Je suis très démocrate. Il ne faut pas toucher tout ce pourquoi un athlète se bat à obtenir. Pour le reste, je suis un président ouvert. Ma ligne téléphonique est ouverte à tout le monde. De nombreux parents m’appellent. Dans un premier temps ça brule, après ça chauffe. Puis, on finit par s’accorder et trouver une solution.
Il n’y a pas de secret au karaté. Nous fonctionnons comme une petite famille. Et, dans une famille, les parents sont à l’écoute de leurs enfants. Il faut juste être logique envers soi-même et bien gérer l’argent qu’on manipule.
De prime à bord, le Centre National de Karaté de Rabat n’est pas désuet. Pourtant, nous observons que d’importants travaux y ont cours…

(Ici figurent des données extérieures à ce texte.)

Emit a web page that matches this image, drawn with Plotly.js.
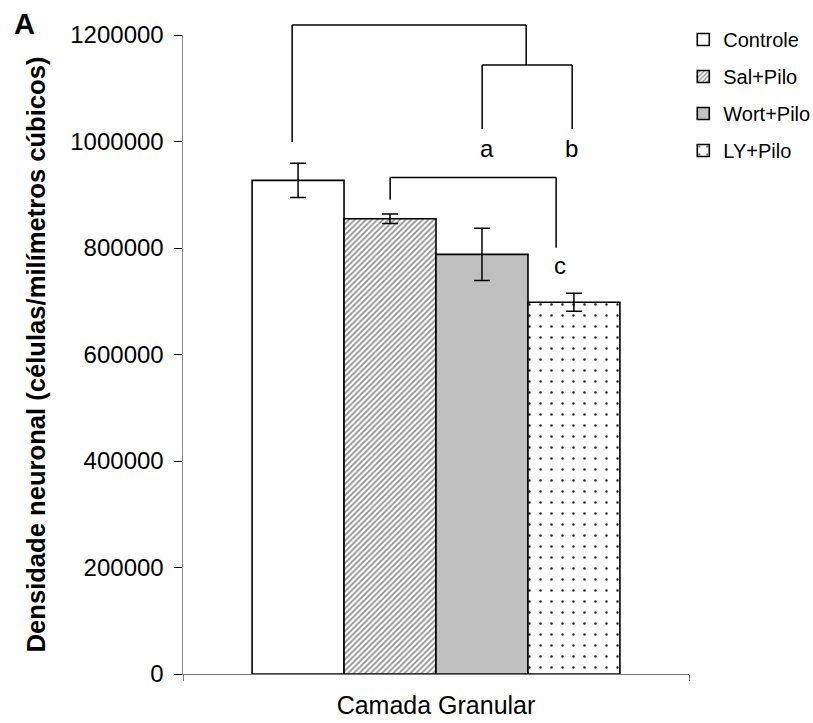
<!DOCTYPE html>
<html>
<head>
<meta charset="utf-8">
<script src="https://cdn.plot.ly/plotly-3.0.1.min.js"></script>
<style>html,body{margin:0;padding:0;background:#fff;}#chart{width:813px;height:723px;}</style>
</head>
<body>
<div id="chart"></div>
<script>
// ---- data ----
const categories = ['Camada Granular'];
const groups = ['Controle', 'Sal+Pilo', 'Wort+Pilo', 'LY+Pilo'];
const means = [927000, 855000, 788000, 698000];
const errors = [32000, 9000, 49000, 17000];
const yTicks = [0, 200000, 400000, 600000, 800000, 1000000, 1200000];
const yMax = 1200000;

// ---- styles ----
const FONT = 'Liberation Sans, Arial, sans-serif';
const markers = [
  {color: '#ffffff', line: {color: '#000', width: 1.6}},
  {color: '#ffffff', line: {color: '#000', width: 1.6},
   pattern: {shape: '/', fgcolor: '#8f8f8f', bgcolor: '#ffffff', size: 4, solidity: 0.45}},
  {color: '#c0c0c0', line: {color: '#000', width: 1.6}},
  {color: '#ffffff', line: {color: '#000', width: 1.6},
   pattern: {shape: '.', fgcolor: '#2a2a2a', bgcolor: '#ffffff', size: 11, solidity: 0.04}}
];

const traces = groups.map((g, i) => ({
  type: 'bar',
  name: g,
  legendgroup: g,
  x: categories,
  y: [means[i]],
  marker: markers[i],
  error_y: {type: 'data', array: [errors[i]], visible: true, color: '#000', thickness: 1.5, width: 8},
  hoverinfo: 'y'
}));

// significance brackets: [x0, y0, x1, y1] in category units / data values
const bracketLines = [
  [-0.2843, 999200, -0.2843, 1218800],
  [-0.2843, 1218800, 0.1782, 1218800],
  [0.1782, 1218800, 0.1782, 1143800],
  [0.0912, 1143800, 0.2691, 1143800],
  [0.0912, 1143800, 0.0912, 1023700],
  [0.2691, 1143800, 0.2691, 1023700],
  [-0.0906, 890400, -0.0906, 932200],
  [-0.0906, 932200, 0.2374, 932200],
  [0.2374, 932200, 0.2374, 800300]
];
const shapes = bracketLines.map(l => ({
  type: 'line', xref: 'x', yref: 'paper',
  x0: l[0], y0: l[1] / yMax, x1: l[2], y1: l[3] / yMax,
  line: {color: '#000', width: 1.5}
}));

const sigLabels = [
  {text: 'a', x: 0.1005, y: 987000},
  {text: 'b', x: 0.2685, y: 987000},
  {text: 'c', x: 0.2454, y: 767000}
];
const annotations = sigLabels.map(s => ({
  text: s.text, xref: 'x', yref: 'paper', x: s.x, y: s.y / yMax,
  showarrow: false, xanchor: 'center', yanchor: 'middle',
  font: {family: FONT, size: 24, color: '#000'}
}));
annotations.push({
  text: '<b>A</b>', xref: 'paper', yref: 'paper', x: 0, y: 1,
  xshift: -159, yshift: 11, xanchor: 'center', yanchor: 'middle', showarrow: false,
  font: {family: FONT, size: 29, color: '#000'}
});

const layout = {
  width: 813, height: 723,
  margin: {l: 182.7, r: 124, t: 35, b: 48.5, autoexpand: false},
  paper_bgcolor: '#fff', plot_bgcolor: '#fff',
  barmode: 'group', bargap: 0.273, bargroupgap: 0,
  showlegend: true,
  legend: {
    x: 0.9887, y: 1.0235, xanchor: 'left', yanchor: 'top',
    font: {family: FONT, size: 20, color: '#000'},
    traceorder: 'grouped', tracegroupgap: 8, borderwidth: 0, bgcolor: 'rgba(0,0,0,0)'
  },
  font: {family: FONT, color: '#000'},
  xaxis: {
    type: 'category', range: [-0.5, 0.5],
    showline: true, linecolor: '#777', linewidth: 1.2,
    ticks: 'outside', tickson: 'boundaries', ticklen: 6, tickcolor: '#777', tickwidth: 1,
    ticklabelstandoff: 9,
    tickfont: {family: FONT, size: 25, color: '#000'},
    showgrid: false, zeroline: false, fixedrange: true
  },
  yaxis: {
    range: [0, yMax], tickvals: yTicks, ticktext: yTicks.map(String),
    showline: true, linecolor: '#888', linewidth: 1.5,
    ticks: 'outside', ticklen: 8, tickcolor: '#000', tickwidth: 1,
    ticklabelstandoff: 5,
    tickfont: {family: FONT, size: 24, color: '#000'},
    showgrid: false, zeroline: false, fixedrange: true,
    title: {text: '<b>Densidade neuronal (células/milímetros cúbicos)</b>',
            font: {family: FONT, size: 25.6, color: '#000'}, standoff: 17}
  },
  shapes: shapes,
  annotations: annotations
};

Plotly.newPlot('chart', traces, layout, {displayModeBar: false, staticPlot: true});
</script>
</body>
</html>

Je suis en train de renouveler l’hôtel. Ces travaux sont rendus possibles grâce aux apports reçus depuis que je suis à la tête de la fédération. Soit 700 mille dollars que je vais injecter dans les travaux. Dans un an et demi, la fédération aura un second centre. J’ai déjà acheté un terrain à Ifrane, à 1800m d’altitude. Je vais y faire construire un «Centre de formation et de perfectionnement» couvert pour les arts martiaux, en général. Nous avons des athlètes titulaires de doctorat, licences… Nous allons préparer, pour eux, des emplois afin qu’ils n’aillent pas chercher l’herbe verte ailleurs. Si non, ils vont s’empresser d’aller au Canada… Ce seront alors 20 années d’expérience gâchées dans la formation. Et si, au bout de tout ce temps l’athlète s’en va, avec qui est-ce que le pays va-t-il alors rester ? Les autres générations feront avec qui ?
L’expression «nous sommes une famille » est très souvent revenue au cours de notre échange. Quel sens lui-donnez-vous dans votre contexte ?

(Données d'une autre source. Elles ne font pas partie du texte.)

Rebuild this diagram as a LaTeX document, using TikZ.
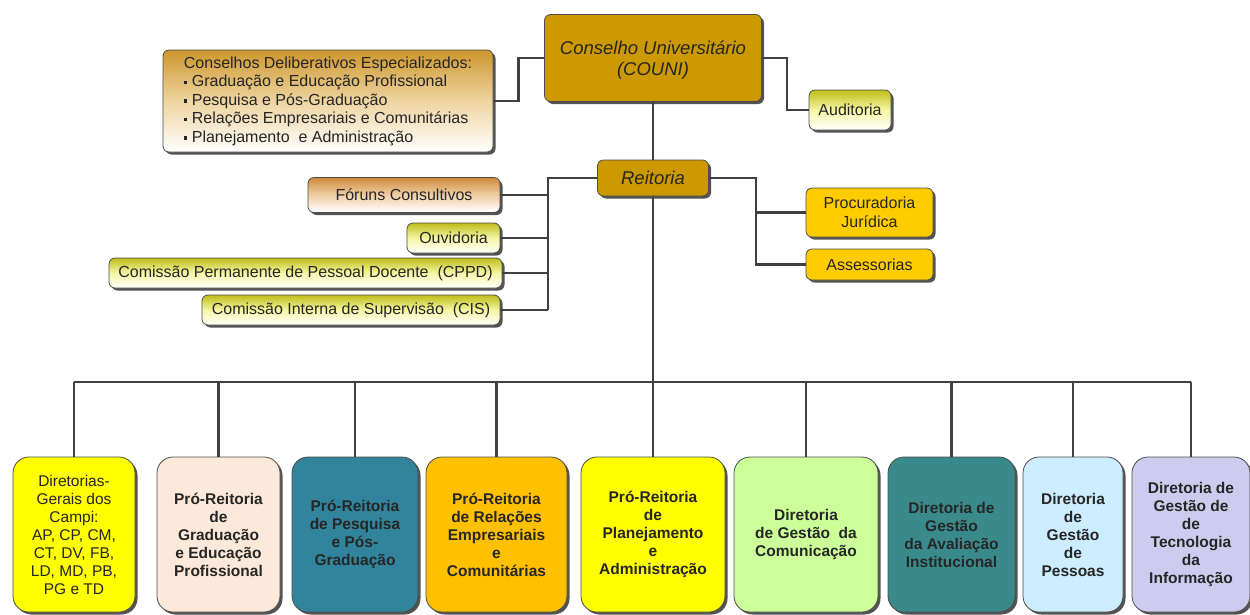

Très souvent, lorsqu’un athlète remporte une médaille, la première photo qu’il fait, c’est avec le gardien. … [Silence]. Le jour où l’athlète Chaymae Hayti, qui a obtenu son master, est allée soutenir sa thèse, tous les employés du Centre l’ont accompagné. Ils étaient tous endimanchés. Le jardinier, le cuisinier, le menuisier, le gardien, … sont partis du Centre avec elle pour le lieu de la soutenance où ils étaient assis aux premières loges avec l’athlète qu’ils ont tous vu grandir.
Tout ceci pour dire que nous constituons avant tout une famille. On fait le même repas pour tout le monde (pensionnaires, encadreurs, personnels). Nous mangeons ensemble. Il n’y a pas de secret entre nous. Pas de différence entre le gardien et l’athlète. Pour moi, le gardien contribue à la performance de l’athlète. Car lorsque ce dernier dort, le gardien, lui, veuille sur la sécurité du sportif. Le chef de cuisine, lui, te fait à manger. Si la femme de ménage, elle, ne fait pas son job,… C’est une chaîne où tous les maillons sont essentiels. C’est une famille. C’est là notre secret. [Sourire].
Serait-ce exagéré d’affirmer, concernant ce Centre, qu’il s’agit, pour vous, d’un rêve devenu réalité ?
[Sourire, NDLR]. Lorsque j’ai pris les rênes de la Fédération Royale Marocaine de karaté et disciplines associées, j’ai trouvé 17 dirhams en caisse, soit un euro et 7 centimes ; 72 mille dollars de dette et 340 clubs. Je suis actuellement à 1000 clubs au Maroc. Je suis parvenu à construire un centre. Après, nous avons pris les meilleurs au Maroc ainsi que nombre de potentiels parmi les cas sociaux (orphelins, démunis…). Ces derniers sont entièrement pris en charge ; à savoir toute leur scolarité jusqu’à l’obtention du baccalauréat. La première athlète à avoir intégré le Centre était âgée de 12 ans au moment de son admission, en 2013. Aujourd’hui, Sanae Aglmam prépare son doctorat et, parallèlement, est déjà championne. Il y en a d’autres qui ont un master. Mohammed El Hanni*, le coach en charge de la préparation de la sélection nationale que vous avez trouvé ici, a passé toute sa carrière dans ce Centre.